Task to complete: Type out the material below exactly.

Supplied information:
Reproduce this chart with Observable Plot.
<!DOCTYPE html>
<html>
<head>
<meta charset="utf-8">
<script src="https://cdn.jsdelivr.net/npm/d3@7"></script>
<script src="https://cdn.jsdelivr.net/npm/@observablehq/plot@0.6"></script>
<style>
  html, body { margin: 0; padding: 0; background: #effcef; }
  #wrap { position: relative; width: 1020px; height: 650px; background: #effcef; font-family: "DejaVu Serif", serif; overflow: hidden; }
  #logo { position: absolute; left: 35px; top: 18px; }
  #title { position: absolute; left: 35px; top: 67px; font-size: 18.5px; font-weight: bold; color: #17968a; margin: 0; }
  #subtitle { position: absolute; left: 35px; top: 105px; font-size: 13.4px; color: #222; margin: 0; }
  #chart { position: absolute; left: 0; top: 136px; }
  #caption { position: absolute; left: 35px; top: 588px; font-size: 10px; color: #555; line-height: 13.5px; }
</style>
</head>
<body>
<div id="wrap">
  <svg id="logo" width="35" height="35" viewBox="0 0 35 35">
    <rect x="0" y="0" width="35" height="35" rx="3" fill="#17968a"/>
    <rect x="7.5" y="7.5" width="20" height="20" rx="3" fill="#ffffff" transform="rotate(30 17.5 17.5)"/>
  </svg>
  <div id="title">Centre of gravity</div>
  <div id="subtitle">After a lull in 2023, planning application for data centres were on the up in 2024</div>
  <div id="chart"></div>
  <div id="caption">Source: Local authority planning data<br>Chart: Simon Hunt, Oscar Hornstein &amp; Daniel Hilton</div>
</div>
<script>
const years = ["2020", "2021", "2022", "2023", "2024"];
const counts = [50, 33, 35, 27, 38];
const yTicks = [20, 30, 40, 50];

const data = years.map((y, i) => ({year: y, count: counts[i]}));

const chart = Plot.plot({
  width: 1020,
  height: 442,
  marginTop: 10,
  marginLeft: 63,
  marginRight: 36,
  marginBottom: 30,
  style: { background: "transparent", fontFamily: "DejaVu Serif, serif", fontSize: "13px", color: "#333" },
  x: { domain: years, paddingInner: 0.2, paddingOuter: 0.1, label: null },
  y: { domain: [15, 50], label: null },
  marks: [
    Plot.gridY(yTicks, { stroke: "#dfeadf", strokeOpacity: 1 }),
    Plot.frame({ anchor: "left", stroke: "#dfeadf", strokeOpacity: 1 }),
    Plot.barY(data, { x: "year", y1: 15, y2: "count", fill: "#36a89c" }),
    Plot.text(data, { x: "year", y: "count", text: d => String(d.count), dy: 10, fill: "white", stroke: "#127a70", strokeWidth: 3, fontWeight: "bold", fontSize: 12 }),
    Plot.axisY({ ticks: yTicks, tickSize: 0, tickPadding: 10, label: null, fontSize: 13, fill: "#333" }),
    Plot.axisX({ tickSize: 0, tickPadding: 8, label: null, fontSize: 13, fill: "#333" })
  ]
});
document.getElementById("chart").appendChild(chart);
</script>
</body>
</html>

Exercise output:
Reproduce this chart with Observable Plot.
<!DOCTYPE html>
<html>
<head>
<meta charset="utf-8">
<script src="https://cdn.jsdelivr.net/npm/d3@7"></script>
<script src="https://cdn.jsdelivr.net/npm/@observablehq/plot@0.6"></script>
<style>
  html, body { margin: 0; padding: 0; background: #effcef; }
  #wrap { position: relative; width: 1020px; height: 650px; background: #effcef; font-family: "DejaVu Serif", serif; overflow: hidden; }
  #logo { position: absolute; left: 35px; top: 18px; }
  #title { position: absolute; left: 35px; top: 67px; font-size: 18.5px; font-weight: bold; color: #17968a; margin: 0; }
  #subtitle { position: absolute; left: 35px; top: 105px; font-size: 13.4px; color: #222; margin: 0; }
  #chart { position: absolute; left: 0; top: 136px; }
  #caption { position: absolute; left: 35px; top: 588px; font-size: 10px; color: #555; line-height: 13.5px; }
</style>
</head>
<body>
<div id="wrap">
  <svg id="logo" width="35" height="35" viewBox="0 0 35 35">
    <rect x="0" y="0" width="35" height="35" rx="3" fill="#17968a"/>
    <rect x="7.5" y="7.5" width="20" height="20" rx="3" fill="#ffffff" transform="rotate(30 17.5 17.5)"/>
  </svg>
  <div id="title">Centre of gravity</div>
  <div id="subtitle">After a lull in 2023, planning application for data centres were on the up in 2024</div>
  <div id="chart"></div>
  <div id="caption">Source: Local authority planning data<br>Chart: Simon Hunt, Oscar Hornstein &amp; Daniel Hilton</div>
</div>
<script>
const years = ["2020", "2021", "2022", "2023", "2024"];
const counts = [50, 33, 35, 27, 38];
const yTicks = [20, 30, 40, 50];

const data = years.map((y, i) => ({year: y, count: counts[i]}));

const chart = Plot.plot({
  width: 1020,
  height: 442,
  marginTop: 10,
  marginLeft: 63,
  marginRight: 36,
  marginBottom: 30,
  style: { background: "transparent", fontFamily: "DejaVu Serif, serif", fontSize: "13px", color: "#333" },
  x: { domain: years, paddingInner: 0.2, paddingOuter: 0.1, label: null },
  y: { domain: [15, 50], label: null },
  marks: [
    Plot.gridY(yTicks, { stroke: "#dfeadf", strokeOpacity: 1 }),
    Plot.frame({ anchor: "left", stroke: "#dfeadf", strokeOpacity: 1 }),
    Plot.barY(data, { x: "year", y1: 15, y2: "count", fill: "#36a89c" }),
    Plot.text(data, { x: "year", y: "count", text: d => String(d.count), dy: 10, fill: "white", stroke: "#127a70", strokeWidth: 3, fontWeight: "bold", fontSize: 12 }),
    Plot.axisY({ ticks: yTicks, tickSize: 0, tickPadding: 10, label: null, fontSize: 13, fill: "#333" }),
    Plot.axisX({ tickSize: 0, tickPadding: 8, label: null, fontSize: 13, fill: "#333" })
  ]
});
document.getElementById("chart").appendChild(chart);
</script>
</body>
</html>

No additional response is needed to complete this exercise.